In closing, it is clearly appropriate to use regression models and to estimate ECx values where the data are sufficient and “fit-for-purpose” and the choice of the percent effect to be estimated has a biological basis. However, we believe that the claim that this one statistical tool is the only meaningful way to analyze ecotoxicological data cannot be supported. We are further concerned by the imposition of some arbitrary percent effect (10%; 20% is suggested in some OECD test guidelines; 25% is mentioned in some USEPA test guidelines) that can be too small or too large depending on the response and species. One of the undersigned has evaluated raw data from 41 algal toxicity tests and found a reasonable correspondence between the NOEC and the EC20 based on biomass, whereas the NOEC correlates with the EC10 based on growth rate. This is not to say that the 2 types of results are interchangeable, but merely to illustrate that “no one size fits all” when it comes to the selection of the value for “x.” In fact, we do not believe that NOECs and ECx values are interchangeable at all, because ideally, they are derived from completely different experimental designs. However, it is common to see regulatory guidance (such as the USEPA) use, for example, the “NOAEC or EC05” from a terrestrial plant toxicity test for the evaluation of risks to endangered plants, in effect equating the two.
We have only briefly alluded to situations where regression is normally appropriate, but for a particular data set, no viable model can be found. Nor have we addressed the implications of a tiered regulatory evaluation process on experimental designs and the statistical methods. Tier 1 studies typically may have only 1 to 3 test concentrations (e.g., USEPA EDSP Tier 1 ecotoxicity tests). The goal of carrying out these studies is not to quantify the concentration at which a specific size effect occurs but to determine whether there is an effect that needs to be explored further in a higher tier study. Regression models for these experiments, and ECx estimates from them, have little or no value.
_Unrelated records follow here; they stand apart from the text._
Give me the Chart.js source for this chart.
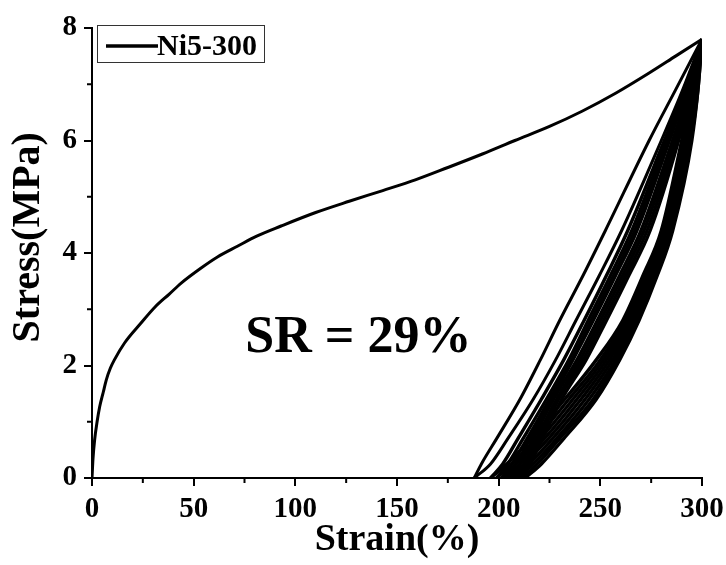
<!DOCTYPE html>
<html>
<head>
<meta charset="utf-8">
<script src="https://cdn.jsdelivr.net/npm/chart.js@4.4.1/dist/chart.umd.min.js"></script>
<style>
  html, body { margin: 0; padding: 0; background: #fff; }
  canvas { display: block; }
</style>
</head>
<body>
<canvas id="ssChart" width="726" height="565"></canvas>
<script>
// first loading run, 0 -> 300 %
const loadStrain = [0, 0.5, 1.3, 2.5, 3.8, 5.5, 7, 9, 11, 16, 24, 31, 38, 44, 53.5, 61.7, 71.5, 81, 93, 110, 126.5, 143, 159, 175, 192, 208, 225, 241, 257.5, 274, 287, 300];
const loadStress = [0, 0.35, 0.68, 1.0, 1.27, 1.52, 1.74, 1.95, 2.1, 2.4, 2.75, 3.04, 3.27, 3.47, 3.73, 3.93, 4.12, 4.3, 4.48, 4.72, 4.92, 5.11, 5.3, 5.52, 5.76, 6.0, 6.25, 6.52, 6.84, 7.2, 7.5, 7.8];

// stress levels shared by the unloading / reloading branches
const cycleStress = [0, 0.25, 0.7, 1.4, 2.1, 2.8, 3.6, 4.4, 6.0, 6.9, 7.8];

// unloading branches, strain at each cycleStress level (cycles 1..10)
const unloadStrain = [
  [188, 191.5, 199, 210.5, 220.5, 230, 241.5, 252.5, 274, 287, 300],
  [196, 204, 216, 232.5, 248, 261, 271, 280, 290, 295, 300],
  [199, 206.5, 218.5, 234.5, 250, 262, 272, 281, 290.5, 295.5, 300],
  [201.5, 208.5, 220.5, 236.5, 251.5, 263, 273, 281.5, 291, 296, 300],
  [203.5, 210.5, 222.5, 238.5, 253, 264, 274, 282.5, 292, 296.5, 300],
  [205.5, 212.5, 224.5, 240.5, 254.5, 265, 275, 283, 292.5, 296.5, 300],
  [207.5, 215, 226.5, 242.5, 256, 266, 276, 284, 293.5, 297, 300],
  [209.5, 217, 228.5, 244.5, 257.5, 267, 277, 284.5, 294, 297.5, 300],
  [211.5, 219, 230, 246.5, 258.5, 268, 277.5, 285, 294.5, 298, 300],
  [213, 221, 232, 248, 259.5, 269, 278, 285.6, 295, 298, 300]
];

// reloading branches (cycles 2..10), each starting from the previous residual strain
const reloadStrain = [
  [188, 196, 204.5, 217, 228, 238, 249.5, 260.5, 280, 290.5, 300],
  [196, 202, 209.5, 221, 232, 242, 253, 263.5, 281.5, 291.5, 300],
  [199, 204.5, 212, 223.5, 234.5, 244, 255, 265.5, 282.5, 292, 300],
  [201.5, 206.5, 214, 225, 236, 245.5, 256.5, 267, 283.5, 292.5, 300],
  [203.5, 208.5, 215.5, 226, 236.5, 246.5, 257.5, 268, 284, 292.5, 300],
  [205.5, 210.5, 217, 227, 238.5, 248.5, 259.5, 270, 285.5, 293.5, 300],
  [207.5, 212.5, 218.5, 228.5, 240, 250, 261, 271.5, 286.5, 294, 300],
  [209.5, 214, 220, 229.5, 241.5, 251.5, 262.5, 273, 287.5, 294.5, 300],
  [211.5, 215.5, 221.5, 231, 243, 253, 264, 274.5, 288.5, 295, 300]
];

const xTicks = [0, 50, 100, 150, 200, 250, 300];
const yTicks = [0, 2, 4, 6, 8];
const xMinor = [25, 75, 125, 175, 225, 275];
const yMinor = [1, 3, 5, 7];

const serif = "'Liberation Serif', 'Times New Roman', serif";
Chart.defaults.color = '#000';

function branch(strains) {
  return strains.map((s, i) => ({x: s, y: cycleStress[i]}));
}

// load -> unload 1 -> reload 2 -> unload 2 -> ... -> unload 10
const curves = [loadStrain.map((s, i) => ({x: s, y: loadStress[i]}))];
unloadStrain.forEach((u, i) => {
  curves.push(branch(u).reverse());
  if (reloadStrain[i]) curves.push(branch(reloadStrain[i]));
});

const datasets = curves.map((pts, i) => ({
  label: 'Ni5-300',
  data: pts,
  showLine: true,
  borderColor: '#000',
  borderWidth: i < 3 ? 3 : 3.4,
  pointRadius: 0,
  cubicInterpolationMode: 'monotone',
  fill: false
}));

// short minor ticks between labelled ones
const minorTicks = {
  id: 'minorTicks',
  afterDraw(chart) {
    const {ctx, scales: {x, y}} = chart;
    ctx.save();
    ctx.strokeStyle = '#000';
    ctx.lineWidth = 2;
    ctx.beginPath();
    xMinor.forEach(v => {
      const px = x.getPixelForValue(v);
      ctx.moveTo(px, x.top);
      ctx.lineTo(px, x.top + 5);
    });
    yMinor.forEach(v => {
      const py = y.getPixelForValue(v);
      ctx.moveTo(y.right, py);
      ctx.lineTo(y.right - 5, py);
    });
    ctx.stroke();
    ctx.restore();
  }
};

// boxed legend, y-axis title and the SR note
const notes = {
  id: 'notes',
  afterDraw(chart) {
    const {ctx, chartArea: area, scales: {x, y}} = chart;
    ctx.save();
    const bx = area.left + 5, by = area.top - 3;
    ctx.fillStyle = '#fff';
    ctx.fillRect(bx, by, 167, 37);
    ctx.strokeStyle = '#333';
    ctx.lineWidth = 1;
    ctx.strokeRect(bx + 0.5, by + 0.5, 167, 37);
    ctx.strokeStyle = '#000';
    ctx.lineWidth = 3.5;
    ctx.beginPath();
    ctx.moveTo(bx + 9, by + 21);
    ctx.lineTo(bx + 61, by + 21);
    ctx.stroke();
    ctx.fillStyle = '#000';
    ctx.font = 'bold 30px ' + serif;
    ctx.textBaseline = 'alphabetic';
    ctx.fillText(chart.data.datasets[0].label, bx + 60, by + 30);

    ctx.font = 'bold 52px ' + serif;
    ctx.textAlign = 'center';
    ctx.fillText('SR = 29%', x.getPixelForValue(131), y.getPixelForValue(2.24));

    // y title sits a little above the middle of the axis
    ctx.translate(29, y.getPixelForValue(4.28));
    ctx.rotate(-Math.PI / 2);
    ctx.font = 'bold 40px ' + serif;
    ctx.textBaseline = 'middle';
    ctx.fillText('Stress(MPa)', 0, 0);
    ctx.restore();
  }
};

new Chart(document.getElementById('ssChart'), {
  type: 'scatter',
  data: { datasets },
  options: {
    responsive: false,
    animation: false,
    layout: { padding: { top: 28, right: 24, left: 0, bottom: 0 } },
    plugins: {
      legend: { display: false },
      tooltip: { enabled: false }
    },
    scales: {
      x: {
        type: 'linear',
        min: 0,
        max: 300,
        afterBuildTicks: s => { s.ticks = xTicks.map(v => ({value: v})); },
        afterFit: s => {
          s.height = 87;
          // keep the plot edge fixed; the last label may hang into the margin
          s.paddingLeft = 0;
          s.paddingRight = 0;
        },
        border: { color: '#000', width: 2 },
        grid: { drawOnChartArea: false, color: '#000', lineWidth: 2, tickLength: 8 },
        ticks: { padding: 6, maxRotation: 0, font: { family: serif, size: 29, weight: 'bold' } },
        title: {
          display: true,
          text: 'Strain(%)',
          padding: { top: 0, bottom: 2 },
          font: { family: serif, size: 38, weight: 'bold' }
        }
      },
      y: {
        type: 'linear',
        min: 0,
        max: 8,
        afterBuildTicks: s => { s.ticks = yTicks.map(v => ({value: v})); },
        afterFit: s => { s.width = 92; },
        border: { color: '#000', width: 2 },
        grid: { drawOnChartArea: false, color: '#000', lineWidth: 2, tickLength: 8 },
        ticks: { padding: 7, font: { family: serif, size: 29, weight: 'bold' } }
      }
    }
  },
  plugins: [minorTicks, notes]
});
</script>
</body>
</html>
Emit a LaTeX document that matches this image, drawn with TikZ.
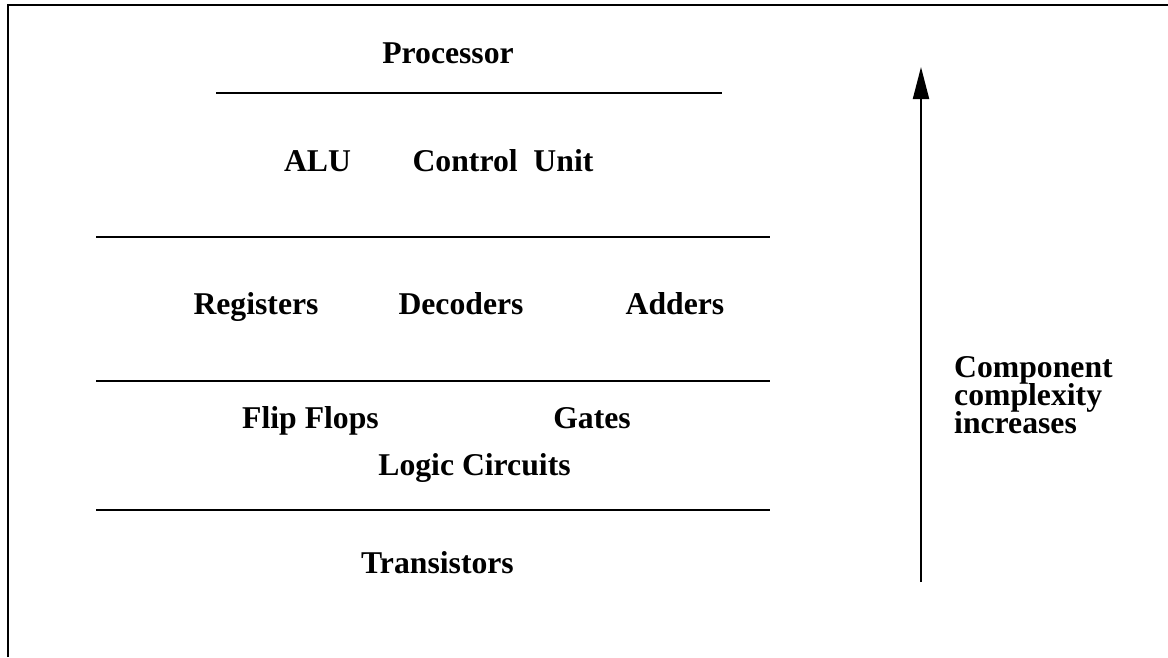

Nor is there any practical way to change all the Tier 1 studies into studies that involve larger numbers of test concentrations that would allow regression. We do not see any use in doing so in any event. There are good tools to be brought to bear on the types of data and situations we have indicated, and our hands should not be tied to prevent us from using them. Large numbers of important ecotoxicological studies will still be carried out to meet regulatory requirements for NOEC values. Indeed, the studies involved, such as avian reproduction studies, fish full lifecycle studies, and endocrine disruptor screening tests are among the most expensive, data intensive, and important of all ecotoxicological studies. Barring the results from such studies from the scientific literature seems a most unfortunate suggestion. It is possible that some of the results from these tests could be reanalyzed to provide ECx values for publication, if scientists could agree on the value of x for each study type, species, or endpoint, but the reality is that this is not likely to happen even in those cases when it is possible.